Develop an instrument from the cultural aspects – This can be achieved by using an existing culture framework, or simply making statements out of the cultural elements and accompanying them with a Likert Scale, which allow people to grade their perceptions.

Then validate the instrument with employees in your business – You will need to ask your colleagues: Is this CAT measuring what people think about environment and sustainability. Get your employees to give you feedback on you CAT; this will lead to improved quality. The best people to give you feedback are the ones who will be completing the tool.

If this method is not for you then you could use a readymade measure.

Select a tool that suits the needs of our business. Ensure the tool matches the geographical and cross-cultural nuances of your business. Also, have a think about how you wish to present your findings and how you will be integrating these into your improvement plan. Don’t forget it needs to be user-friendly and simple to complete, which will increase your response rate.

User-friendly frameworks can be used to assess an organisation’s environment and sustainability culture. A great example is Bioregional’s One Planet Living Framework (1), comprised of ten principles of sustainability, which provide a holistic approach for organisations to understand how to live within the limits of our planet.

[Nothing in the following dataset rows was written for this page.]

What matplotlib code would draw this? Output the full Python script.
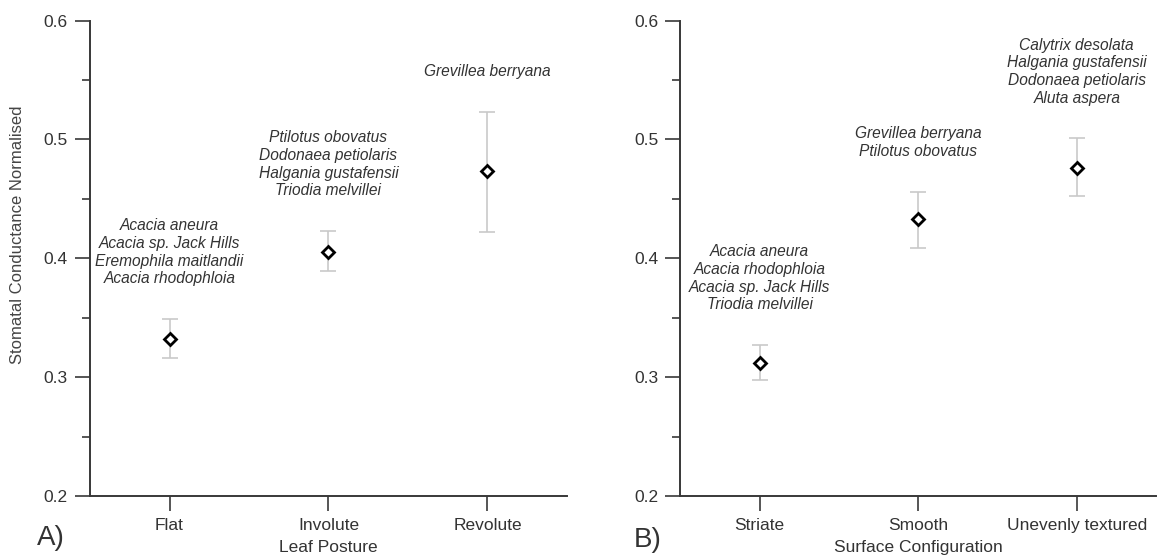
import matplotlib
matplotlib.use("Agg")
import matplotlib.pyplot as plt
from matplotlib.ticker import MultipleLocator

plt.rcParams['font.family'] = ['Liberation Sans', 'DejaVu Sans']

# ---- data ----
cats_a = ["Flat", "Involute", "Revolute"]
mean_a = [0.332, 0.405, 0.473]
upper_a = [0.349, 0.423, 0.523]
lower_a = [0.316, 0.389, 0.422]
species_a = [
    ["Acacia aneura", "Acacia sp. Jack Hills", "Eremophila maitlandii", "Acacia rhodophloia"],
    ["Ptilotus obovatus", "Dodonaea petiolaris", "Halgania gustafensii", "Triodia melvillei"],
    ["Grevillea berryana"],
]

cats_b = ["Striate", "Smooth", "Unevenly textured"]
mean_b = [0.312, 0.433, 0.476]
upper_b = [0.327, 0.456, 0.501]
lower_b = [0.298, 0.409, 0.452]
species_b = [
    ["Acacia aneura", "Acacia rhodophloia", "Acacia sp. Jack Hills", "Triodia melvillei"],
    ["Grevillea berryana", "Ptilotus obovatus"],
    ["Calytrix desolata", "Halgania gustafensii", "Dodonaea petiolaris", "Aluta aspera"],
]

xlabel_a = "Leaf Posture"
xlabel_b = "Surface Configuration"
ylabel = "Stomatal Conductance Normalised"
y_ticks = [0.2, 0.3, 0.4, 0.5, 0.6]

AX_COL = "#383838"
TXT_COL = "#333333"

fig = plt.figure(figsize=(11.69, 5.59), dpi=100)
ax_a = fig.add_axes([0.077, 0.1127, 0.408, 0.8506])
ax_b = fig.add_axes([0.5821, 0.1127, 0.4068, 0.8506])


def draw(ax, cats, mean, upper, lower, species, xlabel):
    x = list(range(len(cats)))
    yerr = [[m - l for m, l in zip(mean, lower)], [u - m for m, u in zip(mean, upper)]]
    ax.errorbar(x, mean, yerr=yerr, fmt='none', ecolor="#c9c9c9", elinewidth=1.2,
                capsize=6, capthick=1.2, zorder=2)
    ax.plot(x, mean, linestyle='none', marker='D', markersize=6.3,
            markerfacecolor='white', markeredgecolor='black', markeredgewidth=2.0, zorder=3)
    for xi, up, sp in zip(x, upper, species):
        ax.annotate("\n".join(sp), xy=(xi, up), xytext=(0, 23.5), textcoords='offset points',
                    ha='center', va='bottom', fontsize=11.2, style='italic',
                    color=TXT_COL, linespacing=1.22)
    ax.set_xlim(-0.5, 2.5)
    ax.set_ylim(0.2, 0.6)
    ax.set_xticks(x)
    ax.set_xticklabels(cats)
    ax.set_yticks(y_ticks)
    ax.set_yticklabels([f"{v:.1f}" for v in y_ticks])
    ax.yaxis.set_minor_locator(MultipleLocator(0.05))
    for s in ['top', 'right']:
        ax.spines[s].set_visible(False)
    for s in ['left', 'bottom']:
        ax.spines[s].set_color(AX_COL)
        ax.spines[s].set_linewidth(1.4)
    ax.tick_params(axis='both', which='major', direction='out', length=11, width=1.2,
                   color=AX_COL, labelsize=12.5, labelcolor=TXT_COL)
    ax.tick_params(axis='y', which='major', pad=5)
    ax.tick_params(axis='x', which='major', pad=5)
    ax.tick_params(axis='y', which='minor', direction='out', length=6, width=1.2, color=AX_COL)
    ax.set_xlabel(xlabel, fontsize=12.5, color=TXT_COL, labelpad=5)


draw(ax_a, cats_a, mean_a, upper_a, lower_a, species_a, xlabel_a)
draw(ax_b, cats_b, mean_b, upper_b, lower_b, species_b, xlabel_b)

fig.text(18 / 1169, 1 - 235 / 559, ylabel, rotation=90, ha='center', va='center',
         fontsize=12, color="#444444")
fig.text(37 / 1169, 1 - 538 / 559, "A)", ha='left', va='center', fontsize=20, color=TXT_COL)
fig.text(634 / 1169, 1 - 540 / 559, "B)", ha='left', va='center', fontsize=20, color=TXT_COL)

fig.savefig("out.png", dpi=100)
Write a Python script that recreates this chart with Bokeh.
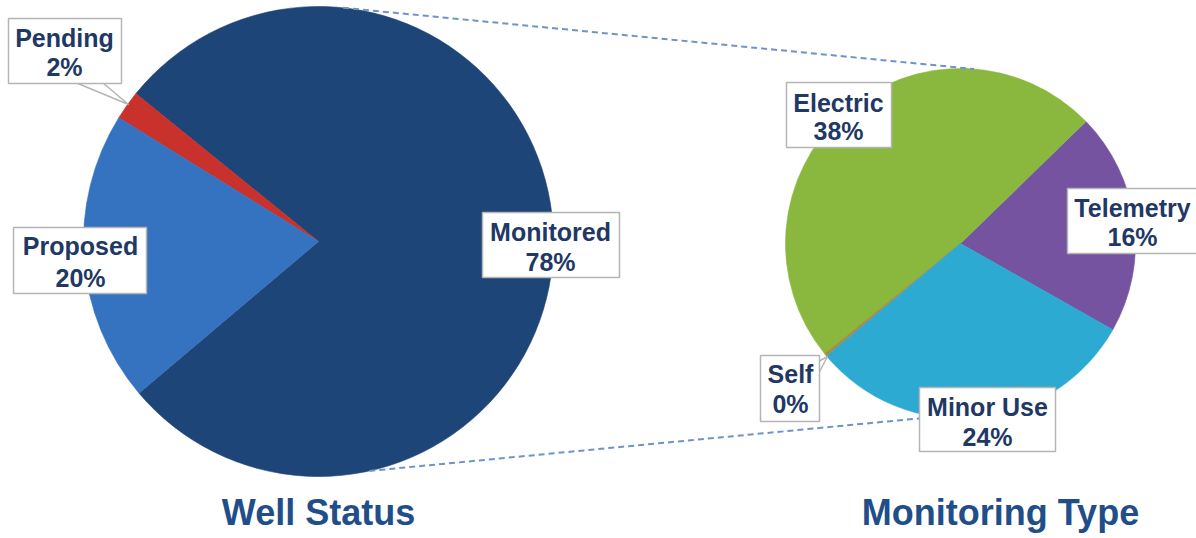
import numpy as np
from bokeh.plotting import figure
from bokeh.models import Range1d
from bokeh.core.properties import value
from bokeh.embed import file_html
from bokeh.resources import INLINE

# ---- data ----
status_labels = ["Monitored", "Pending", "Proposed"]
status_values = [78, 2, 20]
status_colors = ["#1e4577", "#c9312d", "#3572c0"]

type_labels = ["Telemetry", "Electric", "Self", "Minor Use"]
type_values = [16, 38, 0.2, 24]
type_colors = ["#7653a0", "#8ab83f", "#b08a3a", "#2daad2"]

W, H = 1196, 538
def Y(ry):  # reference pixel row -> data y
    return H - ry

p = figure(width=W, height=H, x_range=Range1d(0, W), y_range=Range1d(0, H),
           x_axis_type=None, y_axis_type=None, toolbar_location=None,
           output_backend="svg", min_border=0)
p.grid.visible = False
p.outline_line_color = None
p.background_fill_color = "white"
p.border_fill_color = "white"

def pie(cx, cy, r, vals, colors, start_deg):
    vals = np.array(vals, dtype=float)
    ang = vals / vals.sum() * 2 * np.pi
    ends = np.radians(start_deg) + np.cumsum(ang)
    starts = ends - ang
    p.wedge(x=[cx] * len(vals), y=[cy] * len(vals), radius=r,
            start_angle=list(starts), end_angle=list(ends),
            fill_color=colors, line_color=colors, line_width=0.6)

L_CX, L_CY, L_R = 318, Y(241), 235
R_CX, R_CY, R_R = 960, Y(243), 175
pie(L_CX, L_CY, L_R, status_values, status_colors, 220.2)
pie(R_CX, R_CY, R_R, type_values, type_colors, -29.5)

# connector dashed lines
def edge(cx, cy, r, deg):
    a = np.radians(deg)
    return cx + r * np.cos(a), cy + r * np.sin(a)

for a1, a2 in [(84.0, 85.5), (-77.5, -98.0)]:
    x1, y1 = edge(L_CX, L_CY, L_R, a1)
    x2, y2 = edge(R_CX, R_CY, R_R, a2)
    p.line([x1, x2], [y1, y2], line_color="#6f93c8", line_width=2, line_dash="6 4")

# callout pointers
p.patch([75, 102, 128], [Y(82), Y(82), Y(104)], fill_color="white",
        line_color="#b5b5b5", line_width=1.5)
p.patch([818, 818, 827], [Y(361), Y(373), Y(356)], fill_color="white",
        line_color="#b5b5b5", line_width=1.5)

# label boxes: (left, top, right, bottom, cx, line1_y, line2_y)
all_labels = status_labels + type_labels
all_values = status_values + type_values
boxes = {
    "Monitored": (482, 212, 619, 277, 550, 231, 261),
    "Pending":   (8, 18, 121, 83, 64, 37, 66),
    "Proposed":  (13, 227, 146, 293, 80, 245, 277),
    "Telemetry": (1067, 188, 1200, 253, 1132, 207, 236),
    "Electric":  (786, 82, 891, 147, 838, 102, 130),
    "Self":      (760, 355, 819, 421, 790, 373, 403),
    "Minor Use": (919, 387, 1055, 451, 987, 406, 436),
}
lefts, rights, tops, bottoms = [], [], [], []
tx, ty, tt = [], [], []
for lab, v in zip(all_labels, all_values):
    l, t, r, b, cx, y1, y2 = boxes[lab]
    lefts.append(l); rights.append(r); tops.append(Y(t)); bottoms.append(Y(b))
    tx += [cx, cx]; ty += [Y(y1), Y(y2)]; tt += [lab, f"{round(v)}%"]

p.quad(left=lefts, right=rights, top=tops, bottom=bottoms, fill_color="white",
       line_color="#b5b5b5", line_width=1.5)
p.text(x=tx, y=ty, text=tt, text_align="center", text_baseline="middle",
       text_font=value("Liberation Sans"), text_font_style="bold",
       text_font_size="25px", text_color="#1f3864")

# titles
titles = ["Well Status", "Monitoring Type"]
p.text(x=[L_CX, 1000], y=[Y(512), Y(512)], text=titles, text_align="center",
       text_baseline="middle", text_font=value("Liberation Sans"),
       text_font_style="bold", text_font_size="36px", text_color="#1f4e89")

open("out.html", "w").write(file_html(p, INLINE))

Integrate environment and sustainability into your business planning processes

Any good environment and sustainability policy should provide a framework for improvement, which makes it the perfect method to get improvement at an organisational level. You can do this by extending your policy to include environment and sustainability as a corporate objective.

Assess the areas for change and identify some high level KPIs that your Business Managers can contribute toward. Sit down with your colleagues, during the planning process, and help them to make sense of how they can contribute towards improving the culture of the business.

As awareness increases, you can set more elaborate objectives.

Integrating environment and sustainability into existing risk assessment processes

Take the risk assessment processes that people use and extend them into environment and sustainability. Take the definitions of hazards and risks and ensure they include environment and sustainability phrases. This will ensure that people are thinking about the environment and sustainability risks related to their work. Furthermore, as you are building on pre-existing processes, people will not have to work in a different way.

Integrate into existing communication processes

Whilst you may feel that this is the easiest to achieve, it’s probably the most important. You need to find the communication method that reaches the largest audience. However, not everyone reads every email or newsletter; try different methods. Be inventive – use all the communication methods at your disposal. Visual: screensavers, emails, messages of the day, etc.; verbal: toolbox talks, staff briefings, training sessions, inductions etc.; and written: posters, notice boards, risk assessments and notice letters. As the adage goes: “sell, sell, sell!”

Conclusion

What we have given you here are just a few ideas – use the methods that best suit your organisation. But, hopefully, we have given you some ideas to help you make a change to your organisational culture – good luck!

References

Reference 1 – Bioregional (2017). One Planet Goals and Guidance for Companies and Organisations.